* Exercise goal *
Give back the full listing verbatim, apart from its images.
═════ Data shown
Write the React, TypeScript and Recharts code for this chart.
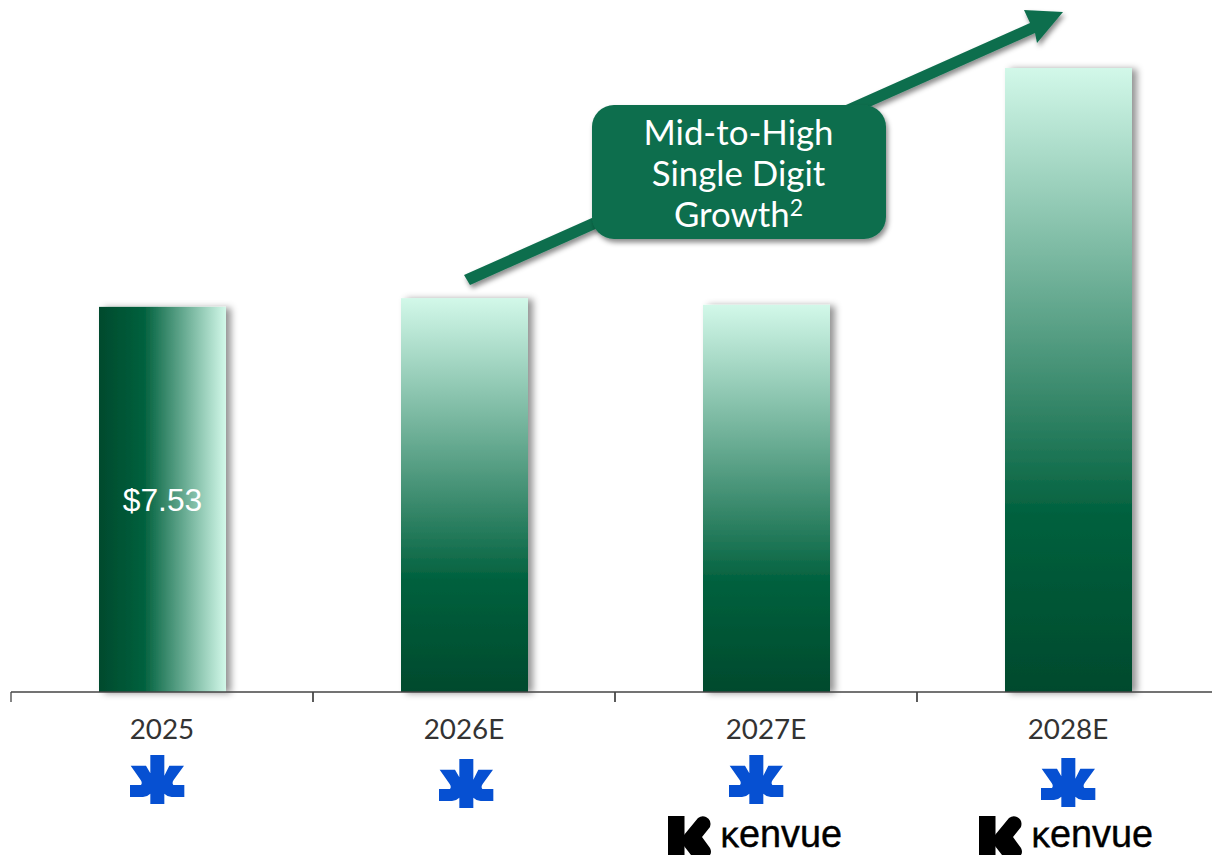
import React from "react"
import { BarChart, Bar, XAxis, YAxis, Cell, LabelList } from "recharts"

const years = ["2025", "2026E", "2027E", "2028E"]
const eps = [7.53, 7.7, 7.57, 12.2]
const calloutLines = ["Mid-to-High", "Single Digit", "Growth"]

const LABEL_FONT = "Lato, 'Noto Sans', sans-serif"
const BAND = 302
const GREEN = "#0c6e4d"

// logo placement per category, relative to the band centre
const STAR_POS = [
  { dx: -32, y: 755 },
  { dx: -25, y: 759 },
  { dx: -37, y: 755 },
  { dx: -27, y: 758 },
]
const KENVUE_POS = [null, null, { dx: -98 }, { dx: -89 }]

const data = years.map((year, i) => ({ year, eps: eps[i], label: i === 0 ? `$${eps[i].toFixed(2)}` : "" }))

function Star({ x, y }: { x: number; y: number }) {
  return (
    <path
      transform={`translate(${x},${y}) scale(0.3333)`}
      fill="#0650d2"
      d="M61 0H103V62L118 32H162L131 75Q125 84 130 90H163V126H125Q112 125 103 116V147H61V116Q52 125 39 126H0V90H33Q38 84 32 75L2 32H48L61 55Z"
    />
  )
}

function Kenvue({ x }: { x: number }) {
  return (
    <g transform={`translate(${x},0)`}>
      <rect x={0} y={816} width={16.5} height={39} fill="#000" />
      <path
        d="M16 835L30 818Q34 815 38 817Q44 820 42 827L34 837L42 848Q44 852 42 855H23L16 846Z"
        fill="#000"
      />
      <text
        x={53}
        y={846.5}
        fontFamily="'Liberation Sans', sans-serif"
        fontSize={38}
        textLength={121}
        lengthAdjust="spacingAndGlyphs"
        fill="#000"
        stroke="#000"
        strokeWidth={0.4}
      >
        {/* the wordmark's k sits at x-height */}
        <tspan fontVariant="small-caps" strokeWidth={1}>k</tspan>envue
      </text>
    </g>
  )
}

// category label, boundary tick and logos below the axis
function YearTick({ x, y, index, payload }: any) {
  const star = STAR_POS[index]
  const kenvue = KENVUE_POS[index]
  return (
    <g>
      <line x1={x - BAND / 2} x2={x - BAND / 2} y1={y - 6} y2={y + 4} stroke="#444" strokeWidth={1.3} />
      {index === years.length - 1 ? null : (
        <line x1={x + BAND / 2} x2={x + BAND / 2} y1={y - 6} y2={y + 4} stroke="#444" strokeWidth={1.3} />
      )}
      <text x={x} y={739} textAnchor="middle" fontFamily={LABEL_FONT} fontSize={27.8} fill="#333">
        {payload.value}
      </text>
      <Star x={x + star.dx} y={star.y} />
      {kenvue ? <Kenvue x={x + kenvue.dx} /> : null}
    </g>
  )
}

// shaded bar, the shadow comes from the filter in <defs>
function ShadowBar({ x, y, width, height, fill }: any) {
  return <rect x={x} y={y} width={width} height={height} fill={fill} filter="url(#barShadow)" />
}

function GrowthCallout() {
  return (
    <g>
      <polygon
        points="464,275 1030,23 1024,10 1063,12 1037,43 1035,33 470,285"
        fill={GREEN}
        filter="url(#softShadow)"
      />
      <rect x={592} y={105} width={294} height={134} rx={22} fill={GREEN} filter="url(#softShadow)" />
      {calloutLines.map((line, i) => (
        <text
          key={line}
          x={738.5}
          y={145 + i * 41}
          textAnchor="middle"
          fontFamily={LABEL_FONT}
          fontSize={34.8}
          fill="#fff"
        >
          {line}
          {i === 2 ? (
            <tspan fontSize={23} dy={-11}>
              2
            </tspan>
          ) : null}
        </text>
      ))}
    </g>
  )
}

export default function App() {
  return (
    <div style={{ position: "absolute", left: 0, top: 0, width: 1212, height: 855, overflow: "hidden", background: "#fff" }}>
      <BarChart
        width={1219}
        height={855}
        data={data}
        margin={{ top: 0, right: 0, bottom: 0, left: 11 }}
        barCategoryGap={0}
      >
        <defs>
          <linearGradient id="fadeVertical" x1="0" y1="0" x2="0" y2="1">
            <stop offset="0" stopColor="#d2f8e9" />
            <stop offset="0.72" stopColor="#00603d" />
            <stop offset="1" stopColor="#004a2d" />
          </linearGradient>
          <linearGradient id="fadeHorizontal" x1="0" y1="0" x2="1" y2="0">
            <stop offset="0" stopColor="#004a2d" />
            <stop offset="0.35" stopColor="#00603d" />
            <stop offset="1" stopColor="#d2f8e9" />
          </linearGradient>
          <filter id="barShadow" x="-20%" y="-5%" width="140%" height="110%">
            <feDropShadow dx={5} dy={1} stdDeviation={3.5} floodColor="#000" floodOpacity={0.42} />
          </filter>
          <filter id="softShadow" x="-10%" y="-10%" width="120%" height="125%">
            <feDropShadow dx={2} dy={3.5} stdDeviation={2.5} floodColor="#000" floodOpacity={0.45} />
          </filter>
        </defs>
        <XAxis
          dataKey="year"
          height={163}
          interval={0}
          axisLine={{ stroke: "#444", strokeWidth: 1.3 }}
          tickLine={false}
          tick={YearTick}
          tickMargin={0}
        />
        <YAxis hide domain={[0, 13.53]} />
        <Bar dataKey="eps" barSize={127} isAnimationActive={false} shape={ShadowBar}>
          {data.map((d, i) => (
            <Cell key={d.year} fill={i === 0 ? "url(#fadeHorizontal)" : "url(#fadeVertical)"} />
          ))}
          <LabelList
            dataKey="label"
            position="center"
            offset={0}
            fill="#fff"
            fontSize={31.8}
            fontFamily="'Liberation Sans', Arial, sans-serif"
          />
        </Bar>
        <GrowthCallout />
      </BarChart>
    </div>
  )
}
══════════
* Solution *
Write the React, TypeScript and Recharts code for this chart.
import React from "react"
import { BarChart, Bar, XAxis, YAxis, Cell, LabelList } from "recharts"

const years = ["2025", "2026E", "2027E", "2028E"]
const eps = [7.53, 7.7, 7.57, 12.2]
const calloutLines = ["Mid-to-High", "Single Digit", "Growth"]

const LABEL_FONT = "Lato, 'Noto Sans', sans-serif"
const BAND = 302
const GREEN = "#0c6e4d"

// logo placement per category, relative to the band centre
const STAR_POS = [
  { dx: -32, y: 755 },
  { dx: -25, y: 759 },
  { dx: -37, y: 755 },
  { dx: -27, y: 758 },
]
const KENVUE_POS = [null, null, { dx: -98 }, { dx: -89 }]

const data = years.map((year, i) => ({ year, eps: eps[i], label: i === 0 ? `$${eps[i].toFixed(2)}` : "" }))

function Star({ x, y }: { x: number; y: number }) {
  return (
    <path
      transform={`translate(${x},${y}) scale(0.3333)`}
      fill="#0650d2"
      d="M61 0H103V62L118 32H162L131 75Q125 84 130 90H163V126H125Q112 125 103 116V147H61V116Q52 125 39 126H0V90H33Q38 84 32 75L2 32H48L61 55Z"
    />
  )
}

function Kenvue({ x }: { x: number }) {
  return (
    <g transform={`translate(${x},0)`}>
      <rect x={0} y={816} width={16.5} height={39} fill="#000" />
      <path
        d="M16 835L30 818Q34 815 38 817Q44 820 42 827L34 837L42 848Q44 852 42 855H23L16 846Z"
        fill="#000"
      />
      <text
        x={53}
        y={846.5}
        fontFamily="'Liberation Sans', sans-serif"
        fontSize={38}
        textLength={121}
        lengthAdjust="spacingAndGlyphs"
        fill="#000"
        stroke="#000"
        strokeWidth={0.4}
      >
        {/* the wordmark's k sits at x-height */}
        <tspan fontVariant="small-caps" strokeWidth={1}>k</tspan>envue
      </text>
    </g>
  )
}

// category label, boundary tick and logos below the axis
function YearTick({ x, y, index, payload }: any) {
  const star = STAR_POS[index]
  const kenvue = KENVUE_POS[index]
  return (
    <g>
      <line x1={x - BAND / 2} x2={x - BAND / 2} y1={y - 6} y2={y + 4} stroke="#444" strokeWidth={1.3} />
      {index === years.length - 1 ? null : (
        <line x1={x + BAND / 2} x2={x + BAND / 2} y1={y - 6} y2={y + 4} stroke="#444" strokeWidth={1.3} />
      )}
      <text x={x} y={739} textAnchor="middle" fontFamily={LABEL_FONT} fontSize={27.8} fill="#333">
        {payload.value}
      </text>
      <Star x={x + star.dx} y={star.y} />
      {kenvue ? <Kenvue x={x + kenvue.dx} /> : null}
    </g>
  )
}

// shaded bar, the shadow comes from the filter in <defs>
function ShadowBar({ x, y, width, height, fill }: any) {
  return <rect x={x} y={y} width={width} height={height} fill={fill} filter="url(#barShadow)" />
}

function GrowthCallout() {
  return (
    <g>
      <polygon
        points="464,275 1030,23 1024,10 1063,12 1037,43 1035,33 470,285"
        fill={GREEN}
        filter="url(#softShadow)"
      />
      <rect x={592} y={105} width={294} height={134} rx={22} fill={GREEN} filter="url(#softShadow)" />
      {calloutLines.map((line, i) => (
        <text
          key={line}
          x={738.5}
          y={145 + i * 41}
          textAnchor="middle"
          fontFamily={LABEL_FONT}
          fontSize={34.8}
          fill="#fff"
        >
          {line}
          {i === 2 ? (
            <tspan fontSize={23} dy={-11}>
              2
            </tspan>
          ) : null}
        </text>
      ))}
    </g>
  )
}

export default function App() {
  return (
    <div style={{ position: "absolute", left: 0, top: 0, width: 1212, height: 855, overflow: "hidden", background: "#fff" }}>
      <BarChart
        width={1219}
        height={855}
        data={data}
        margin={{ top: 0, right: 0, bottom: 0, left: 11 }}
        barCategoryGap={0}
      >
        <defs>
          <linearGradient id="fadeVertical" x1="0" y1="0" x2="0" y2="1">
            <stop offset="0" stopColor="#d2f8e9" />
            <stop offset="0.72" stopColor="#00603d" />
            <stop offset="1" stopColor="#004a2d" />
          </linearGradient>
          <linearGradient id="fadeHorizontal" x1="0" y1="0" x2="1" y2="0">
            <stop offset="0" stopColor="#004a2d" />
            <stop offset="0.35" stopColor="#00603d" />
            <stop offset="1" stopColor="#d2f8e9" />
          </linearGradient>
          <filter id="barShadow" x="-20%" y="-5%" width="140%" height="110%">
            <feDropShadow dx={5} dy={1} stdDeviation={3.5} floodColor="#000" floodOpacity={0.42} />
          </filter>
          <filter id="softShadow" x="-10%" y="-10%" width="120%" height="125%">
            <feDropShadow dx={2} dy={3.5} stdDeviation={2.5} floodColor="#000" floodOpacity={0.45} />
          </filter>
        </defs>
        <XAxis
          dataKey="year"
          height={163}
          interval={0}
          axisLine={{ stroke: "#444", strokeWidth: 1.3 }}
          tickLine={false}
          tick={YearTick}
          tickMargin={0}
        />
        <YAxis hide domain={[0, 13.53]} />
        <Bar dataKey="eps" barSize={127} isAnimationActive={false} shape={ShadowBar}>
          {data.map((d, i) => (
            <Cell key={d.year} fill={i === 0 ? "url(#fadeHorizontal)" : "url(#fadeVertical)"} />
          ))}
          <LabelList
            dataKey="label"
            position="center"
            offset={0}
            fill="#fff"
            fontSize={31.8}
            fontFamily="'Liberation Sans', Arial, sans-serif"
          />
        </Bar>
        <GrowthCallout />
      </BarChart>
    </div>
  )
}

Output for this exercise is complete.